As for characters there are a lot of them, but the main ones are Malcolm Kershaw, his two bookstore employees, FBI Agent Gwen Mulvoy, his old friend Marty Kingship and married couple Brian and Tess Murray. Although each of the characters had very defined personalities from each other for me it felt like they were lacking in some way. Malcolm, was not a very likeable character I didn’t particularly have strong feelings for or against him but I was still engaged in his story. The two bookstore employees I feel could have been developed further, they are distinct and personally I felt they were likeable – the only two characters who I felt were likeable in this novel – but they weren’t that interesting. I would have liked to have seen more of Agent Gwen Mulvey, she features more in the first half than the second half and I felt her character could have been explored better. The other three characters I didn’t find to be all that likeable either but again they were well thought out and had an impact on the story.

Dialogue and writing:

Rating: 4 out of 5.

I became invested in the novel because of the dialogue in the very first scene. It helped to heighten tension when it was needed and it helped lighten the tone when the novel needed balance as well.
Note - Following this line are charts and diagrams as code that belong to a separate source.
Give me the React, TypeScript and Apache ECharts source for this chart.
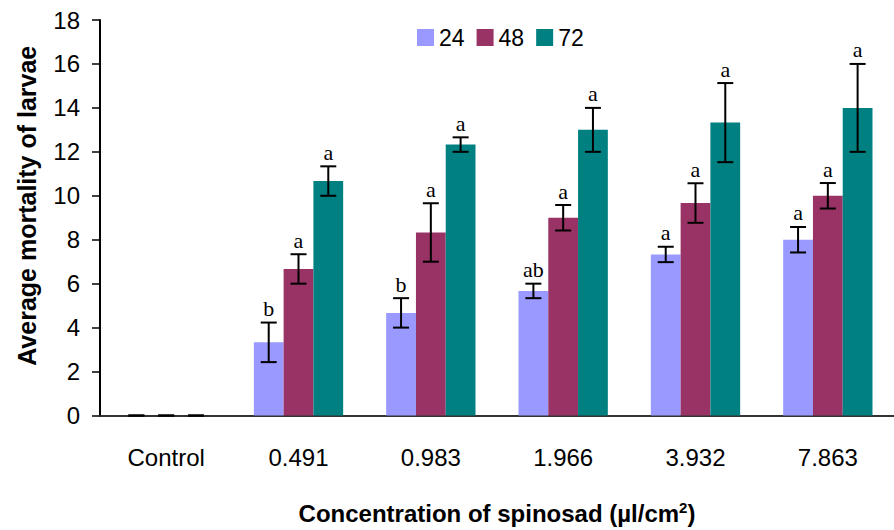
import React, { useEffect, useRef } from "react";
import * as echarts from "echarts";

const categories = ["Control", "0.491", "0.983", "1.966", "3.932", "7.863"];
const seriesNames = ["24", "48", "72"];
const h24 = [0, 3.33, 4.67, 5.67, 7.33, 8.0];
const h48 = [0, 6.67, 8.33, 9.0, 9.67, 10.0];
const h72 = [0, 10.67, 12.33, 13.0, 13.33, 14.0];
const err24 = [0, 0.9, 0.67, 0.33, 0.35, 0.58];
const err48 = [0, 0.67, 1.33, 0.58, 0.9, 0.58];
const err72 = [0, 0.67, 0.33, 1.0, 1.8, 2.0];
const letters24 = ["", "b", "b", "ab", "a", "a"];
const letters48 = ["", "a", "a", "a", "a", "a"];
const letters72 = ["", "a", "a", "a", "a", "a"];
const colors = ["#9999FF", "#993366", "#008080"];

const BAR_RATIO = 0.225;

export default function App() {
  const ref = useRef<HTMLDivElement>(null);
  useEffect(() => {
    if (!ref.current) return;
    const chart = echarts.init(ref.current, null, { renderer: "svg" });
    const values = [h24, h48, h72];
    const errs = [err24, err48, err72];
    const letters = [letters24, letters48, letters72];

    const barSeries = values.map((v, i) => ({
      name: seriesNames[i],
      type: "bar",
      data: v,
      barWidth: (BAR_RATIO * 100).toFixed(1) + "%",
      barGap: "0%",
      itemStyle: { color: colors[i] },
    }));

    const errSeries = values.map((v, i) => ({
      name: "err" + seriesNames[i],
      type: "custom",
      data: v.map((val, k) => [k, val, errs[i][k]]),
      encode: { x: 0, y: 1 },
      z: 10,
      renderItem: (params: any, api: any) => {
        const idx = api.value(0);
        const val = api.value(1);
        const e = api.value(2);
        const letter = letters[i][idx];
        const c = api.coord([idx, val]);
        const bandW = api.size([1, 0])[0];
        const barW = bandW * BAR_RATIO;
        const x = c[0] + (i - 1) * barW;
        const top = api.coord([idx, val + e])[1];
        const bot = api.coord([idx, val - e])[1];
        const capHalf = 8;
        const lineStyle = { stroke: "#000", lineWidth: 2 };
        const children: any[] = [
          { type: "line", shape: { x1: x, y1: top, x2: x, y2: bot }, style: lineStyle },
          { type: "line", shape: { x1: x - capHalf, y1: top, x2: x + capHalf, y2: top }, style: lineStyle },
          { type: "line", shape: { x1: x - capHalf, y1: bot, x2: x + capHalf, y2: bot }, style: lineStyle },
        ];
        if (letter) {
          children.push({
            type: "text",
            style: {
              text: letter,
              x: x,
              y: top - 3,
              textAlign: "center",
              textVerticalAlign: "bottom",
              fontFamily: "Liberation Serif",
              fontSize: 22,
              fill: "#000",
            },
          });
        }
        return { type: "group", children };
      },
    }));

    chart.setOption({
      animation: false,
      textStyle: { fontFamily: "Liberation Sans" },
      legend: {
        data: seriesNames,
        left: 412,
        top: 21,
        itemWidth: 17,
        itemHeight: 17,
        itemGap: 12,
        icon: "rect",
        textStyle: { fontSize: 23, color: "#000", fontFamily: "Liberation Sans" },
      },
      grid: { left: 100, right: 0, top: 20, bottom: 108 },
      xAxis: {
        type: "category",
        data: categories,
        name: "{b|Concentration of spinosad (µl/cm}{s|2}{b|)}",
        nameLocation: "middle",
        nameGap: 84,
        nameTextStyle: {
          rich: {
            b: { fontSize: 24, fontWeight: "bold", color: "#000", fontFamily: "Liberation Sans" },
            s: { fontSize: 15, fontWeight: "bold", color: "#000", fontFamily: "Liberation Sans", verticalAlign: "top", padding: [0, 0, 12, 0] },
          },
        },
        axisLine: { lineStyle: { color: "#333", width: 2 } },
        axisTick: { length: 9, lineStyle: { color: "#000", width: 2 } },
        axisLabel: { fontSize: 24, color: "#000", margin: 30, fontFamily: "Liberation Sans" },
      },
      yAxis: {
        type: "value",
        min: 0,
        max: 18,
        interval: 2,
        name: "Average mortality of larvae",
        nameLocation: "middle",
        nameGap: 61,
        nameRotate: 90,
        nameTextStyle: { fontSize: 25, fontWeight: "bold", color: "#000", fontFamily: "Liberation Sans", padding: [0, 0, 0, 24] },
        axisLine: { show: true, lineStyle: { color: "#000", width: 2 } },
        axisTick: { show: true, length: 8, lineStyle: { color: "#000", width: 1.5 } },
        axisLabel: { fontSize: 24, color: "#000", margin: 20, fontFamily: "Liberation Sans" },
        splitLine: { show: false },
      },
      series: [...barSeries, ...errSeries],
    });
    return () => chart.dispose();
  }, []);
  return (
    <div
      ref={ref}
      style={{ position: "fixed", left: 0, top: 0, width: 894, height: 530, background: "#fff" }}
    />
  );
}
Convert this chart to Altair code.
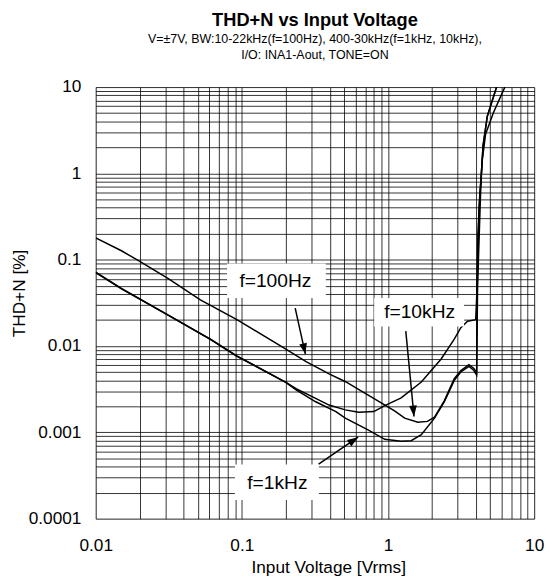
import math
import json
import altair as alt
import pandas as pd

W, H = 445, 438

# ---- curve data ----
v_100 = [0.01, 0.015, 0.0195, 0.031, 0.052, 0.0925, 0.2, 0.275, 0.395, 0.512, 0.667, 0.911,
         1.115, 1.30, 1.60, 1.86, 2.08, 2.43, 2.84, 3.15, 3.58, 3.87, 4.04, 4.08, 4.2, 4.33,
         4.47, 4.78, 5.53]
thd_100 = [0.179, 0.127, 0.098, 0.061, 0.0342, 0.0202, 0.0092, 0.0066, 0.00476, 0.00386,
           0.00297, 0.00217, 0.00176, 0.00146, 0.00131, 0.00134, 0.00150, 0.00233, 0.0042,
           0.0052, 0.0061, 0.0055, 0.0049, 0.05, 0.4, 0.87, 2.1, 4.6, 10]

v_1k = [0.01, 0.015, 0.031, 0.0612, 0.0925, 0.2, 0.235, 0.32, 0.44, 0.51, 0.73, 0.95, 1.23,
        1.44, 1.69, 2.08, 2.43, 2.84, 3.15, 3.58, 3.87, 4.04, 4.1, 4.3, 4.40, 4.65, 5.26, 6.3]
thd_1k = [0.072, 0.0466, 0.0231, 0.01196, 0.0077, 0.0038, 0.0031, 0.00226, 0.00174, 0.00146,
          0.00107, 0.00083, 0.00079, 0.0008, 0.00094, 0.00146, 0.00226, 0.0040, 0.0050,
          0.0058, 0.0052, 0.0046, 0.05, 0.6, 1.36, 2.85, 5.05, 10]

v_10k = [0.01, 0.015, 0.031, 0.0612, 0.0925, 0.2, 0.235, 0.305, 0.395, 0.51, 0.63, 0.80,
         0.95, 1.23, 1.69, 2.31, 2.84, 3.15, 3.50, 3.98, 4.05, 4.12, 4.25, 4.33, 4.47, 4.78, 5.53]
thd_10k = [0.071, 0.046, 0.023, 0.0119, 0.0076, 0.0038, 0.0032, 0.00258, 0.00207, 0.00182,
           0.00171, 0.00174, 0.00204, 0.00251, 0.00383, 0.00707, 0.0120, 0.0163, 0.0194,
           0.0202, 0.04, 0.2, 0.6, 0.87, 2.1, 4.6, 10]

series_names = ["f=100Hz", "f=1kHz", "f=10kHz"]

# ---- annotation data ----
ann_text = ["f=100Hz", "f=1kHz", "f=10kHz"]
ann_v = [0.1697, 0.1750, 1.645]
ann_thd = [0.0482, 0.00022, 0.02133]
box_v1 = [0.0792, 0.0897, 0.804]
box_v2 = [0.3752, 0.3366, 3.313]
box_t1 = [0.0905, 0.000425, 0.0361]
box_t2 = [0.0361, 0.000165, 0.01683]
arr_v_tail = [0.2317, 0.335, 1.323]
arr_t_tail = [0.02751, 0.000428, 0.01487]
arr_v_tip = [0.272, 0.624, 1.506]
arr_t_tip = [0.00806, 0.000879, 0.001527]

# ---- axis ticks ----
x_ticks = [float(f"{k}e{e}") for e in (-2, -1, 0) for k in range(1, 10)] + [10.0]
y_ticks = [float(f"{k}e{e}") for e in (-4, -3, -2, -1, 0) for k in range(1, 10)] + [10.0]
x_labels = ["0.01", "0.1", "1", "10"]
y_labels = ["0.0001", "0.001", "0.01", "0.1", "1", "10"]

title_text = "THD+N vs Input Voltage"
subtitle_lines = ["V=\u00b17V, BW:10-22kHz(f=100Hz), 400-30kHz(f=1kHz, 10kHz),",
                  "I/O: INA1-Aout, TONE=ON"]
x_title = "Input Voltage [Vrms]"
y_title = "THD+N [%]"

# ---- build tables ----
rows = []
for name, vs, ts in zip(series_names, [v_100, v_1k, v_10k], [thd_100, thd_1k, thd_10k]):
    for i, (v, t) in enumerate(zip(vs, ts)):
        rows.append({"series": name, "V": v, "THD": t, "order": i})
curves = pd.DataFrame(rows)

# arrowhead orientation derived from the log-scale geometry
px_dec_x = W / 3.0
px_dec_y = H / 5.0
angles = []
for a, b, c, d in zip(arr_v_tail, arr_t_tail, arr_v_tip, arr_t_tip):
    dx = math.log10(c / a) * px_dec_x
    dy = -math.log10(d / b) * px_dec_y
    angles.append(math.degrees(math.atan2(dx, -dy)) % 360)

ann = pd.DataFrame({
    "label": ann_text, "V": ann_v, "THD": ann_thd,
    "bx1": box_v1, "bx2": box_v2, "by1": box_t1, "by2": box_t2,
    "tx": arr_v_tail, "ty": arr_t_tail, "hx": arr_v_tip, "hy": arr_t_tip,
    "ang": angles,
})

FONT = "Liberation Sans"
xscale = alt.Scale(type="log", domain=[0.01, 10], nice=False)
yscale = alt.Scale(type="log", domain=[0.0001, 10], nice=False)

x_expr = "indexof(" + json.dumps(x_labels) + ", datum.label) >= 0 ? datum.label : ''"
y_expr = "indexof(" + json.dumps(y_labels) + ", datum.label) >= 0 ? datum.label : ''"

x_axis = alt.Axis(values=x_ticks, format="~g", labelExpr=x_expr, labelOverlap=False,
                  labelFlush=False,
                  ticks=False, domain=False, grid=True, gridColor="#000000", gridWidth=0.8,
                  labelFont=FONT, labelFontSize=17.5, labelColor="black", labelPadding=18,
                  title=x_title, titleFont=FONT, titleFontSize=17.5, titleFontWeight="normal",
                  titleColor="black", titleX=236, titleY=55, titleBaseline="alphabetic")
y_axis = alt.Axis(values=y_ticks, format="~g", labelExpr=y_expr, labelOverlap=False,
                  labelFlush=False,
                  ticks=False, domain=False, grid=True, gridColor="#000000", gridWidth=0.8,
                  labelFont=FONT, labelFontSize=17.5, labelColor="black", labelPadding=15,
                  title=y_title, titleFont=FONT, titleFontSize=17.5, titleFontWeight="normal",
                  titleColor="black", titleX=-77, titleY=209, titleAngle=270,
                  titleBaseline="middle")

lines = alt.Chart(curves).mark_line(color="black", strokeWidth=1.5, clip=True).encode(
    x=alt.X("V:Q", scale=xscale, axis=x_axis),
    y=alt.Y("THD:Q", scale=yscale, axis=y_axis),
    detail="series:N",
    order="order:Q",
)

base = alt.Chart(ann)
boxes = base.mark_rect(color="white").encode(
    x=alt.X("bx1:Q", scale=xscale, axis=x_axis), x2="bx2:Q",
    y=alt.Y("by1:Q", scale=yscale, axis=y_axis), y2="by2:Q",
)
texts = base.mark_text(font=FONT, fontSize=19.5, color="black", baseline="alphabetic",
                       align="center").encode(
    x=alt.X("V:Q", scale=xscale, axis=x_axis),
    y=alt.Y("THD:Q", scale=yscale, axis=y_axis),
    text="label:N",
)
shafts = base.mark_rule(color="black", strokeWidth=1.5).encode(
    x=alt.X("tx:Q", scale=xscale, axis=x_axis), x2="hx:Q",
    y=alt.Y("ty:Q", scale=yscale, axis=y_axis), y2="hy:Q",
)
heads = base.mark_point(shape="M0,0L-0.36,1L0.36,1Z", filled=True, color="black",
                        opacity=1, size=480, strokeWidth=0).encode(
    x=alt.X("hx:Q", scale=xscale, axis=x_axis),
    y=alt.Y("hy:Q", scale=yscale, axis=y_axis),
    angle=alt.Angle("ang:Q", scale=None),
)

chart = alt.layer(lines, boxes, texts, shafts, heads).properties(
    width=W, height=H,
    title=alt.TitleParams(text=title_text, subtitle=subtitle_lines, anchor="middle",
                          frame="group", font=FONT, fontSize=18.5, fontWeight="bold",
                          color="black", subtitleFont=FONT, subtitleFontSize=12.6,
                          subtitleColor="black", subtitlePadding=4, subtitleLineHeight=16,
                          offset=17),
    padding={"left": 89, "top": 76, "right": 12, "bottom": 58},
    autosize=alt.AutoSizeParams(type="none"),
).configure_view(stroke="#808080", strokeWidth=2).configure(font=FONT)

chart.save("out.html", embed_options={"renderer": "svg", "actions": False})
The dialogue, or lack of from some characters, provided personality and created an image of the characters for me. The writing style was easy to navigate, it flowed well in my opinion and it didn’t feel forced in any way. That was one of the main reasons I enjoyed the novel, usually I am a fan of character driven novels rather than plot driven novels but because of Swanson’s writing style and the engaging dialogue I found myself enjoying the read.

Overall:

Rating: 4 out of 5.

So, overall I rated this novel four stars because even though I wasn’t invested in the characters I truly couldn’t put the book down, I had to know how it ended. If you enjoy novels where you aren’t sure who you can trust then I would recommend Rules For Perfect Murders by Peter Swanson. (One note I will make is that if you want to read The Red House Mystery by A A Milne, Malice Aforethought by Anthony Berkeley Cox, The A B C Murders by Agatha Christie, Double Indemnity by James M. Cain, Strangers On A Train by Patricia Highsmith, The Drowner by John D MacDonald, Deathtrap by Ira Levin or The Secret History by Donna Tartt I would recommend reading them first because Malcolm is fond of giving spoilers to these books).

Synopsis/Blurb:
Years ago Malcolm Kershaw wrote a list of his ‘Eight Favourite Murders’ for his Old Devils mystery bookshop blog. Among others it included those from Agatha Christie’s The A.B.C Murders, Patricia Highsmith’s Strangers On A Train and Donna Tartt’s The Secret History.
Now just before Christmas, Malcolm finds himself at the heart of an investigation – as an FBI Agent believes someone may be re-enacting each of the murders on his list.